**WRITTEN EXERCISE:**
Reproduce all the material exactly, minus any pictures it holds.

<<<<

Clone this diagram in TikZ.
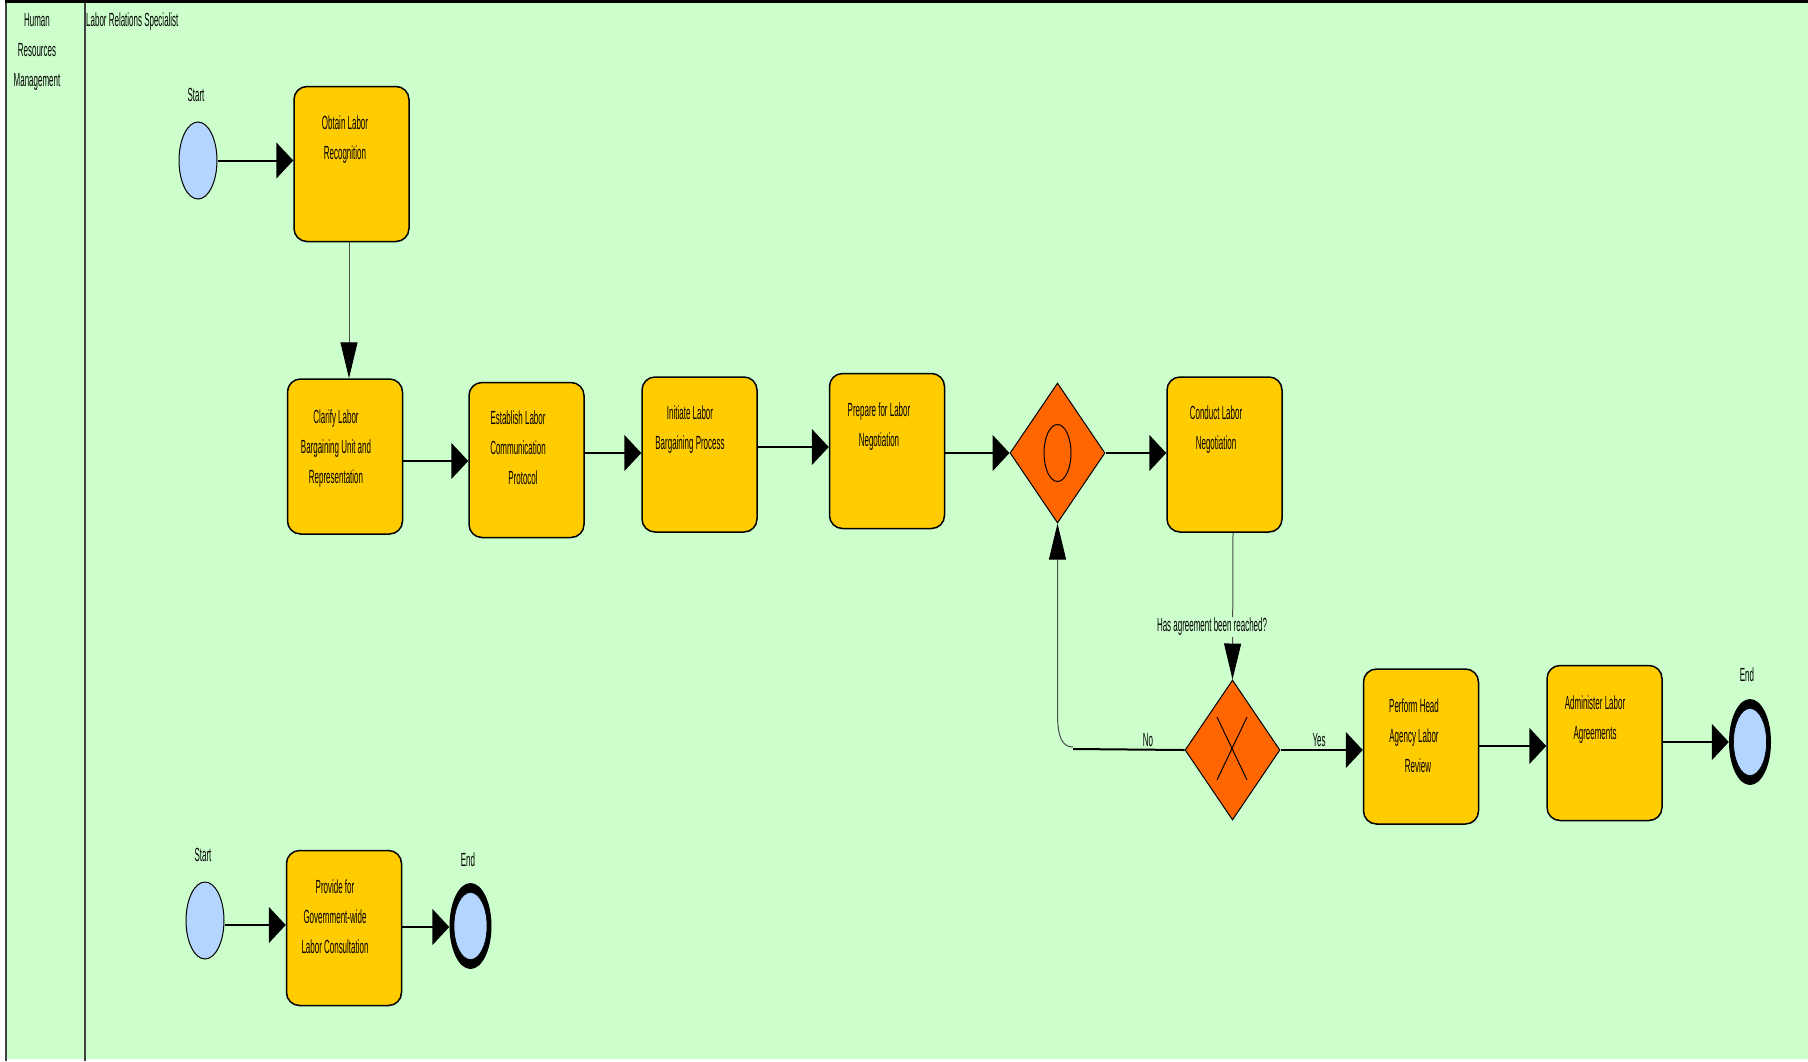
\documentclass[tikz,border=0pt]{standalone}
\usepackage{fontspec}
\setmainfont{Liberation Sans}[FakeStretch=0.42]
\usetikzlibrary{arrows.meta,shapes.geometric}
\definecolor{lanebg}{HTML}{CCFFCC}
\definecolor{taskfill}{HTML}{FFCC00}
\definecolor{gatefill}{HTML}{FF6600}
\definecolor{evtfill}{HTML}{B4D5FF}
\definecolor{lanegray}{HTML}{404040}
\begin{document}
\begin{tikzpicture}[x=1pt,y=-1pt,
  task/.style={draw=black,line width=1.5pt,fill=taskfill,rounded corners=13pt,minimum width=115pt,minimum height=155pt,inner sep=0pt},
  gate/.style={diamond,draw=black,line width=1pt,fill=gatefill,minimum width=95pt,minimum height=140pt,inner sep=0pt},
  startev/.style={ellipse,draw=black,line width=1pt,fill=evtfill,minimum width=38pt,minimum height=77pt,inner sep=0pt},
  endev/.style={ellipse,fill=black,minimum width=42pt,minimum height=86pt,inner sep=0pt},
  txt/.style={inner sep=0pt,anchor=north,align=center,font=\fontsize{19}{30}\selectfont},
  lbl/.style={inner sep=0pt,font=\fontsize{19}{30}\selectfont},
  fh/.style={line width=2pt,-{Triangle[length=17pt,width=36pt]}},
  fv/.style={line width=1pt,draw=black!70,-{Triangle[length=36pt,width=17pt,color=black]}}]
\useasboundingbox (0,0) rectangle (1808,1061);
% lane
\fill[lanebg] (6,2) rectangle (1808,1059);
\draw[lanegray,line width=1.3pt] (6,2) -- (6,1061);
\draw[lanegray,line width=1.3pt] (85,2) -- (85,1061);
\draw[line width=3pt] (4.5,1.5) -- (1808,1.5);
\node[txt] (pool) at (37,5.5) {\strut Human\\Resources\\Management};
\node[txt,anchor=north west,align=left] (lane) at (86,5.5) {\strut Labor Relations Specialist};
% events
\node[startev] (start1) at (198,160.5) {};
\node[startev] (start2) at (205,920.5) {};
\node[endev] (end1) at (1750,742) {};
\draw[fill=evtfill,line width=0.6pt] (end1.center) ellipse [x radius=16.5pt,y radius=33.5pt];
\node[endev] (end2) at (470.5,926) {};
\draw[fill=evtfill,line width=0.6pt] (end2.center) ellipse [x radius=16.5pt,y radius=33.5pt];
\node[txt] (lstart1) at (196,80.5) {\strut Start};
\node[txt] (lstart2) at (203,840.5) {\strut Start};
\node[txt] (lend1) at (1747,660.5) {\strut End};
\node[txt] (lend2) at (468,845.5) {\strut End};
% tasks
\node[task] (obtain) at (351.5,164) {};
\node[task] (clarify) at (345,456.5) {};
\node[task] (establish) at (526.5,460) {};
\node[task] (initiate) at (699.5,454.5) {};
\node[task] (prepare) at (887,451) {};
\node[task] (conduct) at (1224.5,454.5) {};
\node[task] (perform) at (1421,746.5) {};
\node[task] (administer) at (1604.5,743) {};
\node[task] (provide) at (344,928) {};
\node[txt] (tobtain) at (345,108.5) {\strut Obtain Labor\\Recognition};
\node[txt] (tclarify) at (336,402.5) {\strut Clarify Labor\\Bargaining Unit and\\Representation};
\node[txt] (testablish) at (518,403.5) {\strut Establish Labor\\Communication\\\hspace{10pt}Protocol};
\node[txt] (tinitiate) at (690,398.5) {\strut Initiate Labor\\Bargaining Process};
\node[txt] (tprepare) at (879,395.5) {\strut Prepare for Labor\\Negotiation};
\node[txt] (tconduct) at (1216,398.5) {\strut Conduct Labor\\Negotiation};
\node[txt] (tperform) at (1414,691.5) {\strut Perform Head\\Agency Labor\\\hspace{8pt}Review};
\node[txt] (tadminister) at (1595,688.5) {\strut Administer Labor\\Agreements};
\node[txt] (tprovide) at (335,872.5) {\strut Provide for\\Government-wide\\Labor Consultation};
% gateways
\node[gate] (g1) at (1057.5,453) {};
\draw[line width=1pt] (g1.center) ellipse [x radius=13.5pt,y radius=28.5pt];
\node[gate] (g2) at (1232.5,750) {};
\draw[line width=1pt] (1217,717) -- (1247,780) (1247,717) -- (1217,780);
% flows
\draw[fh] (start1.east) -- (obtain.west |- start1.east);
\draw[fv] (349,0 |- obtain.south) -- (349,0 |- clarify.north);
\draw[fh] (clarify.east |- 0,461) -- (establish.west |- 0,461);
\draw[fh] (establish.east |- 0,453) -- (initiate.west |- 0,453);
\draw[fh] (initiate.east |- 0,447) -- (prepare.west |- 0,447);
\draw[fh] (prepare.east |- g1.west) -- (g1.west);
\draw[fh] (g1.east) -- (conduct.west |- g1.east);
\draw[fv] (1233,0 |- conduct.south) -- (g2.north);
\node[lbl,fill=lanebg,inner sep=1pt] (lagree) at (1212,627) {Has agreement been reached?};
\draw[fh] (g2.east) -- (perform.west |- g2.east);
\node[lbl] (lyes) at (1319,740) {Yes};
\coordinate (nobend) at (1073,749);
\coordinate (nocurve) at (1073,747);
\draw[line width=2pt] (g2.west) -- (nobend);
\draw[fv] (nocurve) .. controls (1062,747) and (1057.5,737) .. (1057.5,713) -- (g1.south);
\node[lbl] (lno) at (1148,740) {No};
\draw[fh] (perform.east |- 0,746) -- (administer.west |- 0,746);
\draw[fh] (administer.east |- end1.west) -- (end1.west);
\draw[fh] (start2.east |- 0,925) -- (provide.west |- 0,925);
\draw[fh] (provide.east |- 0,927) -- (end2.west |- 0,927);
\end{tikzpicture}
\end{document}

>>>>

**FINISHED EXERCISE:**
Clone this diagram in TikZ.
\documentclass[tikz,border=0pt]{standalone}
\usepackage{fontspec}
\setmainfont{Liberation Sans}[FakeStretch=0.42]
\usetikzlibrary{arrows.meta,shapes.geometric}
\definecolor{lanebg}{HTML}{CCFFCC}
\definecolor{taskfill}{HTML}{FFCC00}
\definecolor{gatefill}{HTML}{FF6600}
\definecolor{evtfill}{HTML}{B4D5FF}
\definecolor{lanegray}{HTML}{404040}
\begin{document}
\begin{tikzpicture}[x=1pt,y=-1pt,
  task/.style={draw=black,line width=1.5pt,fill=taskfill,rounded corners=13pt,minimum width=115pt,minimum height=155pt,inner sep=0pt},
  gate/.style={diamond,draw=black,line width=1pt,fill=gatefill,minimum width=95pt,minimum height=140pt,inner sep=0pt},
  startev/.style={ellipse,draw=black,line width=1pt,fill=evtfill,minimum width=38pt,minimum height=77pt,inner sep=0pt},
  endev/.style={ellipse,fill=black,minimum width=42pt,minimum height=86pt,inner sep=0pt},
  txt/.style={inner sep=0pt,anchor=north,align=center,font=\fontsize{19}{30}\selectfont},
  lbl/.style={inner sep=0pt,font=\fontsize{19}{30}\selectfont},
  fh/.style={line width=2pt,-{Triangle[length=17pt,width=36pt]}},
  fv/.style={line width=1pt,draw=black!70,-{Triangle[length=36pt,width=17pt,color=black]}}]
\useasboundingbox (0,0) rectangle (1808,1061);
% lane
\fill[lanebg] (6,2) rectangle (1808,1059);
\draw[lanegray,line width=1.3pt] (6,2) -- (6,1061);
\draw[lanegray,line width=1.3pt] (85,2) -- (85,1061);
\draw[line width=3pt] (4.5,1.5) -- (1808,1.5);
\node[txt] (pool) at (37,5.5) {\strut Human\\Resources\\Management};
\node[txt,anchor=north west,align=left] (lane) at (86,5.5) {\strut Labor Relations Specialist};
% events
\node[startev] (start1) at (198,160.5) {};
\node[startev] (start2) at (205,920.5) {};
\node[endev] (end1) at (1750,742) {};
\draw[fill=evtfill,line width=0.6pt] (end1.center) ellipse [x radius=16.5pt,y radius=33.5pt];
\node[endev] (end2) at (470.5,926) {};
\draw[fill=evtfill,line width=0.6pt] (end2.center) ellipse [x radius=16.5pt,y radius=33.5pt];
\node[txt] (lstart1) at (196,80.5) {\strut Start};
\node[txt] (lstart2) at (203,840.5) {\strut Start};
\node[txt] (lend1) at (1747,660.5) {\strut End};
\node[txt] (lend2) at (468,845.5) {\strut End};
% tasks
\node[task] (obtain) at (351.5,164) {};
\node[task] (clarify) at (345,456.5) {};
\node[task] (establish) at (526.5,460) {};
\node[task] (initiate) at (699.5,454.5) {};
\node[task] (prepare) at (887,451) {};
\node[task] (conduct) at (1224.5,454.5) {};
\node[task] (perform) at (1421,746.5) {};
\node[task] (administer) at (1604.5,743) {};
\node[task] (provide) at (344,928) {};
\node[txt] (tobtain) at (345,108.5) {\strut Obtain Labor\\Recognition};
\node[txt] (tclarify) at (336,402.5) {\strut Clarify Labor\\Bargaining Unit and\\Representation};
\node[txt] (testablish) at (518,403.5) {\strut Establish Labor\\Communication\\\hspace{10pt}Protocol};
\node[txt] (tinitiate) at (690,398.5) {\strut Initiate Labor\\Bargaining Process};
\node[txt] (tprepare) at (879,395.5) {\strut Prepare for Labor\\Negotiation};
\node[txt] (tconduct) at (1216,398.5) {\strut Conduct Labor\\Negotiation};
\node[txt] (tperform) at (1414,691.5) {\strut Perform Head\\Agency Labor\\\hspace{8pt}Review};
\node[txt] (tadminister) at (1595,688.5) {\strut Administer Labor\\Agreements};
\node[txt] (tprovide) at (335,872.5) {\strut Provide for\\Government-wide\\Labor Consultation};
% gateways
\node[gate] (g1) at (1057.5,453) {};
\draw[line width=1pt] (g1.center) ellipse [x radius=13.5pt,y radius=28.5pt];
\node[gate] (g2) at (1232.5,750) {};
\draw[line width=1pt] (1217,717) -- (1247,780) (1247,717) -- (1217,780);
% flows
\draw[fh] (start1.east) -- (obtain.west |- start1.east);
\draw[fv] (349,0 |- obtain.south) -- (349,0 |- clarify.north);
\draw[fh] (clarify.east |- 0,461) -- (establish.west |- 0,461);
\draw[fh] (establish.east |- 0,453) -- (initiate.west |- 0,453);
\draw[fh] (initiate.east |- 0,447) -- (prepare.west |- 0,447);
\draw[fh] (prepare.east |- g1.west) -- (g1.west);
\draw[fh] (g1.east) -- (conduct.west |- g1.east);
\draw[fv] (1233,0 |- conduct.south) -- (g2.north);
\node[lbl,fill=lanebg,inner sep=1pt] (lagree) at (1212,627) {Has agreement been reached?};
\draw[fh] (g2.east) -- (perform.west |- g2.east);
\node[lbl] (lyes) at (1319,740) {Yes};
\coordinate (nobend) at (1073,749);
\coordinate (nocurve) at (1073,747);
\draw[line width=2pt] (g2.west) -- (nobend);
\draw[fv] (nocurve) .. controls (1062,747) and (1057.5,737) .. (1057.5,713) -- (g1.south);
\node[lbl] (lno) at (1148,740) {No};
\draw[fh] (perform.east |- 0,746) -- (administer.west |- 0,746);
\draw[fh] (administer.east |- end1.west) -- (end1.west);
\draw[fh] (start2.east |- 0,925) -- (provide.west |- 0,925);
\draw[fh] (provide.east |- 0,927) -- (end2.west |- 0,927);
\end{tikzpicture}
\end{document}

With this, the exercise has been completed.